The Hindutva ideology, according to him, has deeply penetrated society. “Religious gatherings in the state are highly sponsored. Both JD(U) and the RJD have failed to keep their Hindu voters religion-neutral to counter the Hindutva narrative,” he said. “It is high time that both Nitish and Tejashwi should work on their cadres and consolidate their core voters.”
With the general election only more than a year away, there has been a spurt in such incidents, which polarise the state.
“The BJP has snatched lord Ram from Hindus,” CPI (ML) leader Kumar Perwez said. “It is a warning signal, and BJP’s rival parties must note it. We will have to rise above just one slogan.”
The violence in Nalanda (Kumar’s constituency) and Rohtas districts was “an utter failure of the police and the intelligence”, he said.
“It was pre-planned. Preparation was going on for a month, but the state intelligence had no information. The police let thousands of people gather in these districts. Permission was granted to Shobha Yatras without deploying an adequate police force. There was no back-up plan to deal with a law and order situation,” he added.
“Genocidal slogans targeting a particular community were allowed to be raised. Rioters were allowed to run amok for hours—the traditional voters of JD(U) and RJD,” he alleged.
If the Opposition has to defeat the BJP, it must work on the ground instead of indulging in “photo ops” and reconsolidate voters, Perwez said.
The riots, many believe, were a strong counter to the consolidation of OBC, EBC and Dalit voters in favour of the Grand Alliance due to the caste census.
Political commentator Anil Rai questioned what stopped the CM and his deputy from visiting the riot-hit areas, meeting the victims—most of whom are JD(U) or RJD office-bearers—instilling confidence in them that they would get justice and talking to their communities to stay away from decisive politics.
“Bihar’s voters trusted Nitish Kumar and brought him to power thrice consecutively. If he does not reach out to his voters, it’s a betrayal. Tejashwi should also hold meetings with his cadres and warn them of communal politics. Bihar had trusted Krishna Sinha too in 1946, but the state witnessed the worst communal violence during his rule,” he said.
Citing the unfurling of saffron flags as the handiwork of a few anti-social elements to disturb the peace, the police lodged several FIRs against four named and several unnamed accused and arrested VHP’s Darbhanga district secretary Rajeev Prakash Madhukar.
Traditionally, Bihar elections have been a triangular contest between JD(U), RJD and BJP. The JD(U)-BJP coalition won the 2005 and 2010 Assembly elections and was in power for two consecutive terms.

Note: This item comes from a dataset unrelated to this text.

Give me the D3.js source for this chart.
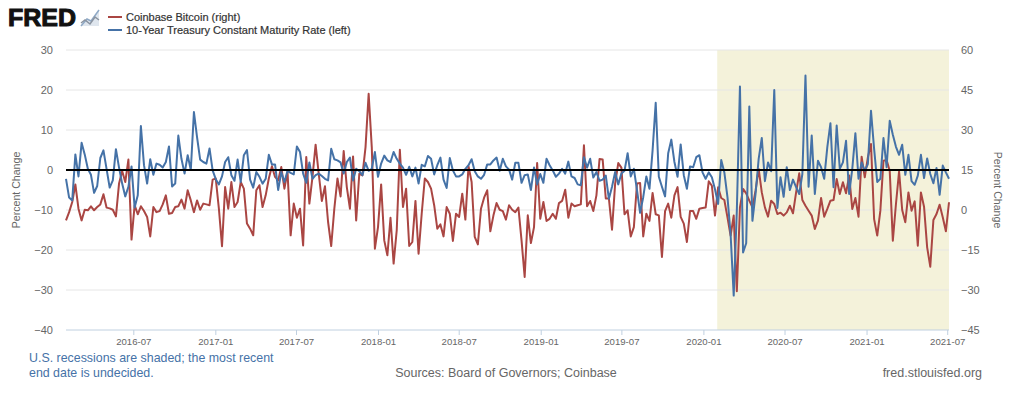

The allies since the 1990s parted way in 2015 with the JD(U) joining the RJD-led grand alliance comprising the Congress and Left parties. But the combination did not work with the JD(U) realigning with the BJP in 2017.
In 2020, the JD-U and BJP formed the NDA government with the RJD, despite being the largest party in the Assembly, sitting in the Opposition.
However, Kumar’s party was becoming increasingly wary of the BJP’s dominant position in the alliance with seeds of discontentment being sowed in 2019 when the JD(U) was offered just one Union Cabinet berth.
Though the JD(U) supported NDA candidates in vice-presidential and presidential elections, Kumar chose to skip many important functions and didn’t even attend NITI Aayog meet.
The JD(U)’s principal concerns were the alleged attempts of the BJP high command, including Union home minister Amit Shah, to divide the party. Tensions spiralled after the party accused its former leader RCP Singh of corruption and serving as Shah’s proxy. Singh quit the JD(U).
Finally, the JD(U) again walked out of alliance with the BJP and joined hands with the opposition RJD.